Task brief >>
Give back the entire listing verbatim.

****************************************

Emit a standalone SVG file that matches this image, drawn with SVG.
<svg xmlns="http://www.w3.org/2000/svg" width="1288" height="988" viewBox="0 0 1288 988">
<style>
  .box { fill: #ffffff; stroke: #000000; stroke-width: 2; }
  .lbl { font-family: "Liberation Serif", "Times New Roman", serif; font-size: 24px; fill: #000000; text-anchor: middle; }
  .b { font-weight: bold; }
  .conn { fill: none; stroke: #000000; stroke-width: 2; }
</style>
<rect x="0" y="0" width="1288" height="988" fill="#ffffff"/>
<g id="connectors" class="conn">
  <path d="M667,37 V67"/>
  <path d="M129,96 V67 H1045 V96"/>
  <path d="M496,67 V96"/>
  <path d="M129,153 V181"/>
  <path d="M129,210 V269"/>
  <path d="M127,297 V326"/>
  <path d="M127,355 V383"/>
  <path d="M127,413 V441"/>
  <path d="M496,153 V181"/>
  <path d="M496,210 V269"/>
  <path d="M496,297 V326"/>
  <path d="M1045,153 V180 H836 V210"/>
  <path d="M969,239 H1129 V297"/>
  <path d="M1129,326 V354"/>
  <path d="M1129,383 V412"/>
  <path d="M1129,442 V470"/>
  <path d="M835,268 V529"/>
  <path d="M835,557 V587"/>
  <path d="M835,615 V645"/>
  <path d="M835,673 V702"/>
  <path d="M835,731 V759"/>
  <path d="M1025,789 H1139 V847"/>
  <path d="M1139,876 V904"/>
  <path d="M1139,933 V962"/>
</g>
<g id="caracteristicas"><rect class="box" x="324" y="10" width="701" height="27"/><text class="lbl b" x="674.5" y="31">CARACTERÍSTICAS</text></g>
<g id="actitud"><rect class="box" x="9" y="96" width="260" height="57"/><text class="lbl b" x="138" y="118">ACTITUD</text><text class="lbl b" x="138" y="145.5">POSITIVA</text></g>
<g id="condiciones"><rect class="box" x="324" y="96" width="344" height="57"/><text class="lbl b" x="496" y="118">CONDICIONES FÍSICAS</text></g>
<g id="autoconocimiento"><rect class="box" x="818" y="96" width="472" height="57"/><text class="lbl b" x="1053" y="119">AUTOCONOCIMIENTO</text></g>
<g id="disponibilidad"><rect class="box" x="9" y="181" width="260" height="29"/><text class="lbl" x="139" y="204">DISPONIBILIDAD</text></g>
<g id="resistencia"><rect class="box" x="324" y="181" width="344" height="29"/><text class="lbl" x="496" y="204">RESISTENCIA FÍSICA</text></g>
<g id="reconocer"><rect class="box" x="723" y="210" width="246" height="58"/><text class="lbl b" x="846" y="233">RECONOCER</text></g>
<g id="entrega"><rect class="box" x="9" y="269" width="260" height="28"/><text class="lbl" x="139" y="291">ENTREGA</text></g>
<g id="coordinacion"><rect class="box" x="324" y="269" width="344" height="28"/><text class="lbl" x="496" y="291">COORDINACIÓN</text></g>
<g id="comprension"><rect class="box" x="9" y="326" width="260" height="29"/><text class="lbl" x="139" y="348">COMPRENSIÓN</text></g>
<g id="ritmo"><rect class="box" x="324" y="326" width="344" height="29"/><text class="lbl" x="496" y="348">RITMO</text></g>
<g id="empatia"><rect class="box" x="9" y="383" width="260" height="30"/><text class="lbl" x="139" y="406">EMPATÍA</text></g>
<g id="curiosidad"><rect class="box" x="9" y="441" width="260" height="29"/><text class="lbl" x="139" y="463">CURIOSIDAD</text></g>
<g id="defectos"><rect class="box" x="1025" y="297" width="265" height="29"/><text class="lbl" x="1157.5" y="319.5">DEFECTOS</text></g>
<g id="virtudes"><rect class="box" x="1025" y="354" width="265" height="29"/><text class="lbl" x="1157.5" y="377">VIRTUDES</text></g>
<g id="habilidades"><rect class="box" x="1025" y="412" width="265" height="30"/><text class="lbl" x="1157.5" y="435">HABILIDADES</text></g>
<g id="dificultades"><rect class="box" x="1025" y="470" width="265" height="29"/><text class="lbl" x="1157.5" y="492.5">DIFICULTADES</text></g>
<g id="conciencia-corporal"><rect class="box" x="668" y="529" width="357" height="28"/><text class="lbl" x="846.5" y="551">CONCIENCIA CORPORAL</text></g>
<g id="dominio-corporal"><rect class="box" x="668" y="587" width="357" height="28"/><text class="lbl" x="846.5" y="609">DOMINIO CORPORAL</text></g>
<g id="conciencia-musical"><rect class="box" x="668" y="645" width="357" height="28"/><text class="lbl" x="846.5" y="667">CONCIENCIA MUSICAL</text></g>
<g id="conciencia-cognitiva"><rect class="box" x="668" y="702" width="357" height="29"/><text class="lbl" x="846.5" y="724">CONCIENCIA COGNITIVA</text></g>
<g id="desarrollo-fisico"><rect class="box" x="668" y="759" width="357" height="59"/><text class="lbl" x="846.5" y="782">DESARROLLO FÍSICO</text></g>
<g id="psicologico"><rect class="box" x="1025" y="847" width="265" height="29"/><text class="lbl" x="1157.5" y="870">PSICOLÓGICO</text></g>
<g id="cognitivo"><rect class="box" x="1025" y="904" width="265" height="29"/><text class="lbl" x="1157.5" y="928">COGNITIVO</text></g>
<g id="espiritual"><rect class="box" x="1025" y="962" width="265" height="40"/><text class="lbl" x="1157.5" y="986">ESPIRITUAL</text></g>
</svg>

****************************************

Response to this exercise >>
Emit a standalone SVG file that matches this image, drawn with SVG.
<svg xmlns="http://www.w3.org/2000/svg" width="1288" height="988" viewBox="0 0 1288 988">
<style>
  .box { fill: #ffffff; stroke: #000000; stroke-width: 2; }
  .lbl { font-family: "Liberation Serif", "Times New Roman", serif; font-size: 24px; fill: #000000; text-anchor: middle; }
  .b { font-weight: bold; }
  .conn { fill: none; stroke: #000000; stroke-width: 2; }
</style>
<rect x="0" y="0" width="1288" height="988" fill="#ffffff"/>
<g id="connectors" class="conn">
  <path d="M667,37 V67"/>
  <path d="M129,96 V67 H1045 V96"/>
  <path d="M496,67 V96"/>
  <path d="M129,153 V181"/>
  <path d="M129,210 V269"/>
  <path d="M127,297 V326"/>
  <path d="M127,355 V383"/>
  <path d="M127,413 V441"/>
  <path d="M496,153 V181"/>
  <path d="M496,210 V269"/>
  <path d="M496,297 V326"/>
  <path d="M1045,153 V180 H836 V210"/>
  <path d="M969,239 H1129 V297"/>
  <path d="M1129,326 V354"/>
  <path d="M1129,383 V412"/>
  <path d="M1129,442 V470"/>
  <path d="M835,268 V529"/>
  <path d="M835,557 V587"/>
  <path d="M835,615 V645"/>
  <path d="M835,673 V702"/>
  <path d="M835,731 V759"/>
  <path d="M1025,789 H1139 V847"/>
  <path d="M1139,876 V904"/>
  <path d="M1139,933 V962"/>
</g>
<g id="caracteristicas"><rect class="box" x="324" y="10" width="701" height="27"/><text class="lbl b" x="674.5" y="31">CARACTERÍSTICAS</text></g>
<g id="actitud"><rect class="box" x="9" y="96" width="260" height="57"/><text class="lbl b" x="138" y="118">ACTITUD</text><text class="lbl b" x="138" y="145.5">POSITIVA</text></g>
<g id="condiciones"><rect class="box" x="324" y="96" width="344" height="57"/><text class="lbl b" x="496" y="118">CONDICIONES FÍSICAS</text></g>
<g id="autoconocimiento"><rect class="box" x="818" y="96" width="472" height="57"/><text class="lbl b" x="1053" y="119">AUTOCONOCIMIENTO</text></g>
<g id="disponibilidad"><rect class="box" x="9" y="181" width="260" height="29"/><text class="lbl" x="139" y="204">DISPONIBILIDAD</text></g>
<g id="resistencia"><rect class="box" x="324" y="181" width="344" height="29"/><text class="lbl" x="496" y="204">RESISTENCIA FÍSICA</text></g>
<g id="reconocer"><rect class="box" x="723" y="210" width="246" height="58"/><text class="lbl b" x="846" y="233">RECONOCER</text></g>
<g id="entrega"><rect class="box" x="9" y="269" width="260" height="28"/><text class="lbl" x="139" y="291">ENTREGA</text></g>
<g id="coordinacion"><rect class="box" x="324" y="269" width="344" height="28"/><text class="lbl" x="496" y="291">COORDINACIÓN</text></g>
<g id="comprension"><rect class="box" x="9" y="326" width="260" height="29"/><text class="lbl" x="139" y="348">COMPRENSIÓN</text></g>
<g id="ritmo"><rect class="box" x="324" y="326" width="344" height="29"/><text class="lbl" x="496" y="348">RITMO</text></g>
<g id="empatia"><rect class="box" x="9" y="383" width="260" height="30"/><text class="lbl" x="139" y="406">EMPATÍA</text></g>
<g id="curiosidad"><rect class="box" x="9" y="441" width="260" height="29"/><text class="lbl" x="139" y="463">CURIOSIDAD</text></g>
<g id="defectos"><rect class="box" x="1025" y="297" width="265" height="29"/><text class="lbl" x="1157.5" y="319.5">DEFECTOS</text></g>
<g id="virtudes"><rect class="box" x="1025" y="354" width="265" height="29"/><text class="lbl" x="1157.5" y="377">VIRTUDES</text></g>
<g id="habilidades"><rect class="box" x="1025" y="412" width="265" height="30"/><text class="lbl" x="1157.5" y="435">HABILIDADES</text></g>
<g id="dificultades"><rect class="box" x="1025" y="470" width="265" height="29"/><text class="lbl" x="1157.5" y="492.5">DIFICULTADES</text></g>
<g id="conciencia-corporal"><rect class="box" x="668" y="529" width="357" height="28"/><text class="lbl" x="846.5" y="551">CONCIENCIA CORPORAL</text></g>
<g id="dominio-corporal"><rect class="box" x="668" y="587" width="357" height="28"/><text class="lbl" x="846.5" y="609">DOMINIO CORPORAL</text></g>
<g id="conciencia-musical"><rect class="box" x="668" y="645" width="357" height="28"/><text class="lbl" x="846.5" y="667">CONCIENCIA MUSICAL</text></g>
<g id="conciencia-cognitiva"><rect class="box" x="668" y="702" width="357" height="29"/><text class="lbl" x="846.5" y="724">CONCIENCIA COGNITIVA</text></g>
<g id="desarrollo-fisico"><rect class="box" x="668" y="759" width="357" height="59"/><text class="lbl" x="846.5" y="782">DESARROLLO FÍSICO</text></g>
<g id="psicologico"><rect class="box" x="1025" y="847" width="265" height="29"/><text class="lbl" x="1157.5" y="870">PSICOLÓGICO</text></g>
<g id="cognitivo"><rect class="box" x="1025" y="904" width="265" height="29"/><text class="lbl" x="1157.5" y="928">COGNITIVO</text></g>
<g id="espiritual"><rect class="box" x="1025" y="962" width="265" height="40"/><text class="lbl" x="1157.5" y="986">ESPIRITUAL</text></g>
</svg>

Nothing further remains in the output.